I've also been thinking about thankfulness verses taking things for granted verses ungratefullness. We all know that being thankful is good, and being unthankful is not, but what about taking things for granted? Is it wrong to take things for granted? When I was little I took everything I had and everything around me for granted. I hadn't matured enough to know any better. I don't think that was wrong, but taking things for granted can become wrong if I realize I'm taking something for granted and ignore it, or if someone points out to me that I'm taking something for granted and I pass it off with, "I don't need to be thankful for that; everybody has that." At that point it can become wrong. (Chances are not everybody has whatever it is, as Justin pointed out in the post.) Basically, conciously or not I'm refusing to thank God for what He's given me. At that point I need the heart change, which would inspire thankful thoughts and words. :)

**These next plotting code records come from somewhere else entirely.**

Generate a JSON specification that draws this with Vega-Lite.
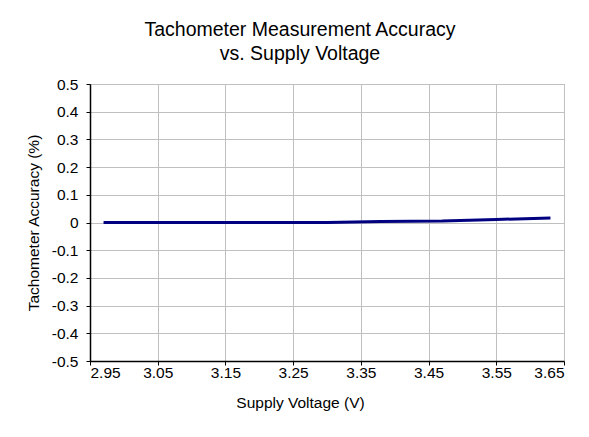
{
  "$schema": "https://vega.github.io/schema/vega-lite/v6.json",
  "width": 474,
  "height": 277,
  "autosize": {"type": "none"},
  "padding": {"left": 90, "top": 84, "right": 25, "bottom": 76},
  "background": "white",
  "title": {
    "text": ["Tachometer Measurement Accuracy", "vs. Supply Voltage"],
    "font": "Liberation Sans",
    "fontSize": 19.5,
    "fontWeight": "normal",
    "lineHeight": 24,
    "color": "black",
    "anchor": "middle",
    "dx": -27,
    "offset": 13
  },
  "data": {
    "values": [
      {"voltage": 2.97, "accuracy": 0},
      {"voltage": 3.05, "accuracy": 0},
      {"voltage": 3.13, "accuracy": 0},
      {"voltage": 3.21, "accuracy": 0},
      {"voltage": 3.30, "accuracy": 0},
      {"voltage": 3.38, "accuracy": 0.004},
      {"voltage": 3.47, "accuracy": 0.005},
      {"voltage": 3.55, "accuracy": 0.011},
      {"voltage": 3.63, "accuracy": 0.016}
    ]
  },
  "mark": {"type": "line", "color": "#000080", "strokeWidth": 3, "clip": true},
  "encoding": {
    "x": {
      "field": "voltage",
      "type": "quantitative",
      "title": "Supply Voltage (V)",
      "scale": {"domain": [2.95, 3.65], "nice": false, "zero": false},
      "axis": {
        "values": [2.95, 3.05, 3.15, 3.25, 3.35, 3.45, 3.55, 3.65],
        "format": ".2f",
        "labelPadding": 0,
        "titlePadding": 15,
        "titleX": 210
      }
    },
    "y": {
      "field": "accuracy",
      "type": "quantitative",
      "title": "Tachometer Accuracy (%)",
      "scale": {"domain": [-0.5, 0.5], "nice": false},
      "axis": {
        "values": [-0.5, -0.4, -0.3, -0.2, -0.1, 0, 0.1, 0.2, 0.3, 0.4, 0.5],
        "labelExpr": "round(datum.value * 10) / 10 + ''",
        "labelPadding": 8,
        "titlePadding": 10
      }
    }
  },
  "config": {
    "view": {"stroke": "#808080", "strokeWidth": 1},
    "axis": {
      "labelFont": "Liberation Sans",
      "labelFontSize": 15.5,
      "labelColor": "black",
      "titleFont": "Liberation Sans",
      "titleFontSize": 15.5,
      "titleFontWeight": "normal",
      "titleColor": "black",
      "domainColor": "black",
      "domainWidth": 1.5,
      "tickColor": "black",
      "tickSize": 4,
      "tickWidth": 1,
      "gridColor": "#c0c0c0",
      "gridWidth": 1,
      "gridOpacity": 1
    }
  }
}
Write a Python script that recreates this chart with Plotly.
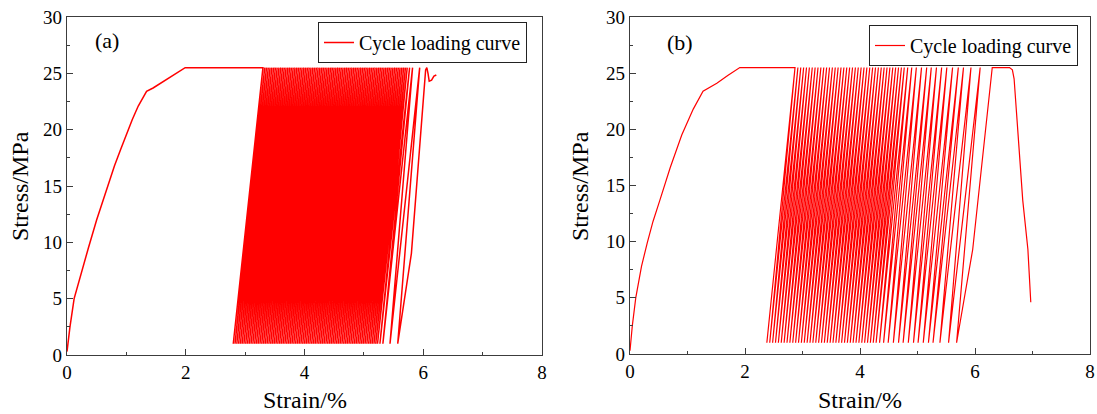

Justin said: "How many of you believe that God does things so that you learn from them?"

I certainly believe he does! God sometimes gives us trials (or experiences) to show us that we are taking something for granted. For example, maybe you are sick and tired of loading and unloading the dishwasher...and then when the dishwasher breaks down and you're doing every one of those dishes by hand you realize how much you actually liked it. And so you start thanking God for the dishwasher...hehehe. :) Or, maybe your mom gets a cold or something and is down for a few days. Until then, you might not have been able to fully appreciate and realize how blessed you are in all the little things she does for you.

"Rejoice always, pray without ceasing, in everything give thanks; for this is the will of God in Christ Jesus for you."
~1st Thessalonians 5: 16-18

"Oh, give thanks to the Lord, for He is good! For His mercy endures forever."